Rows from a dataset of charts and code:
═══

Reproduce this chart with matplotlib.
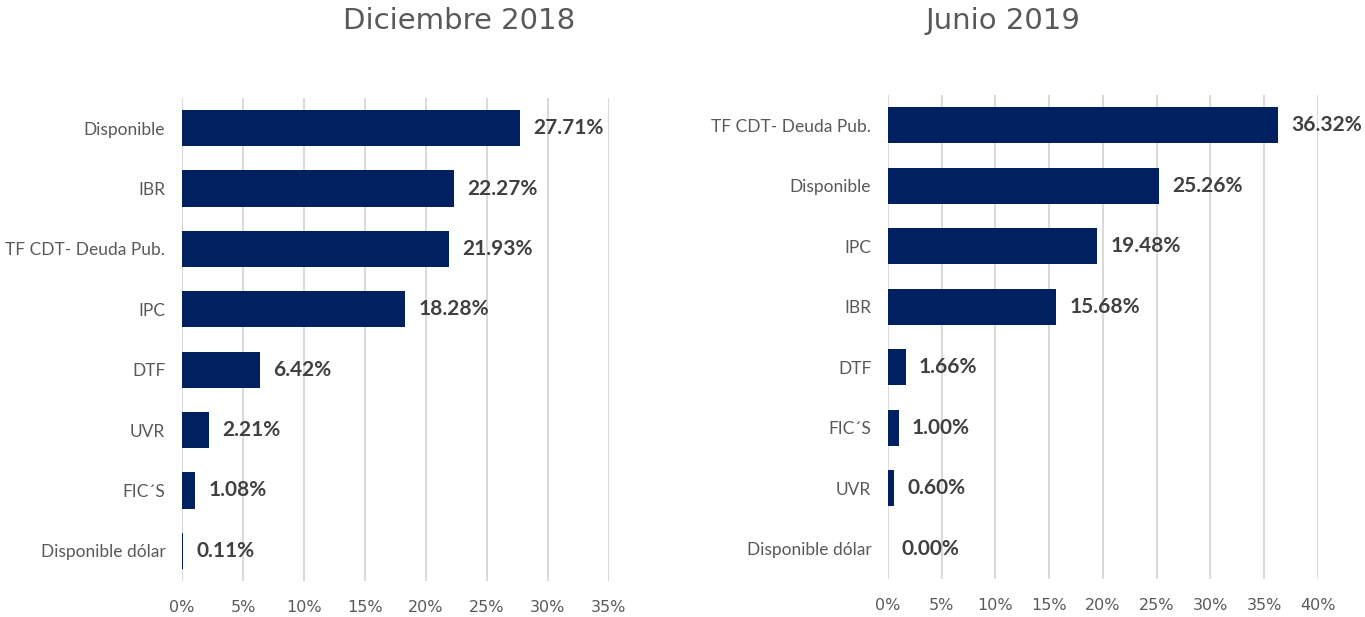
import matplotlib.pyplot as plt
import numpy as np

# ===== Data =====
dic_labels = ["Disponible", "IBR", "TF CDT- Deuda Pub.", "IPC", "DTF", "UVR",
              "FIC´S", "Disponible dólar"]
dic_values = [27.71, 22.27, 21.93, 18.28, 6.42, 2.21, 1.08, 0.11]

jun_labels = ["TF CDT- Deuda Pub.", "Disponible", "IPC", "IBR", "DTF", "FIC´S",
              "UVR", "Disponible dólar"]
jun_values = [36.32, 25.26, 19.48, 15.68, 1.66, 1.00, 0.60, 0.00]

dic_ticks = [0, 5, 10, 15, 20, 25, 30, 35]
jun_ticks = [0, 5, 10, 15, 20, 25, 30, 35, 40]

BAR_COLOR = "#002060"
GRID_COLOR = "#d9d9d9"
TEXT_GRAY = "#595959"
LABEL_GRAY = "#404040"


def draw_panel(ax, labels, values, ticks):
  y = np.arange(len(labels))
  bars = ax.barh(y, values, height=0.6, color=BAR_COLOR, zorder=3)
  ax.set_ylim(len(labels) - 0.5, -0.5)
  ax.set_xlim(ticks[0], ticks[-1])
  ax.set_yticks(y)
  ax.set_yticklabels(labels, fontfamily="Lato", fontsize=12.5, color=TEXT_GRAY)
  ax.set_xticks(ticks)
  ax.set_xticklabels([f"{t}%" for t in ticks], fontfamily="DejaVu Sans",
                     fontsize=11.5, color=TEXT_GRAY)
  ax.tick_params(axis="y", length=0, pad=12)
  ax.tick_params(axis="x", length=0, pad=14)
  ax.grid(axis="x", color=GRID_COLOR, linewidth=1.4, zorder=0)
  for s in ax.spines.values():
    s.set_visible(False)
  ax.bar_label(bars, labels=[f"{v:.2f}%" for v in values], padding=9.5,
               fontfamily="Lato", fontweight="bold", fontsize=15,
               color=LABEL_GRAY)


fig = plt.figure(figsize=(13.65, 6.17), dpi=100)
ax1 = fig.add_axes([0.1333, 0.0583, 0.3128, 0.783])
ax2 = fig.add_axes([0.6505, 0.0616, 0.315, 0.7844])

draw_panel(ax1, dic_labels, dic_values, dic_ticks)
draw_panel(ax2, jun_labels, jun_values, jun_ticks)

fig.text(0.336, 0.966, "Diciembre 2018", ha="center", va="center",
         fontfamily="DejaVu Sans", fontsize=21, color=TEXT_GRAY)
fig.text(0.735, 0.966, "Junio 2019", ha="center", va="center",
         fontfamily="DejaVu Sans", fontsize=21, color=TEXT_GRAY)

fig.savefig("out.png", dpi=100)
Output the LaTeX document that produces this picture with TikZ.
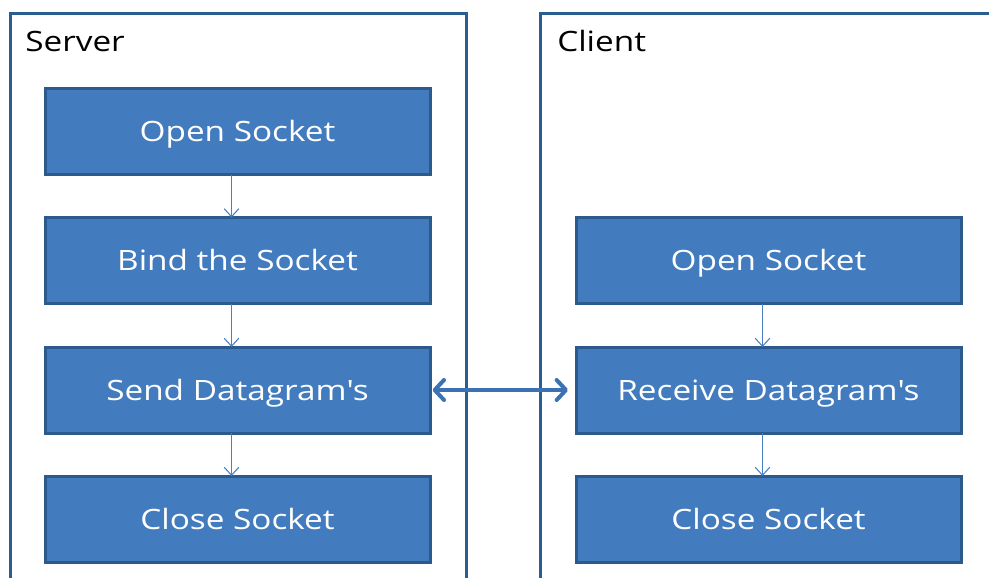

═══

#### Direction
Omitting all pictures, restate exactly the lines of the material from its start through the line that contains "1.00, 0.60, 0.00]".

#### The output
Reproduce this chart with matplotlib.
import matplotlib.pyplot as plt
import numpy as np

# ===== Data =====
dic_labels = ["Disponible", "IBR", "TF CDT- Deuda Pub.", "IPC", "DTF", "UVR",
              "FIC´S", "Disponible dólar"]
dic_values = [27.71, 22.27, 21.93, 18.28, 6.42, 2.21, 1.08, 0.11]

jun_labels = ["TF CDT- Deuda Pub.", "Disponible", "IPC", "IBR", "DTF", "FIC´S",
              "UVR", "Disponible dólar"]
jun_values = [36.32, 25.26, 19.48, 15.68, 1.66, 1.00, 0.60, 0.00]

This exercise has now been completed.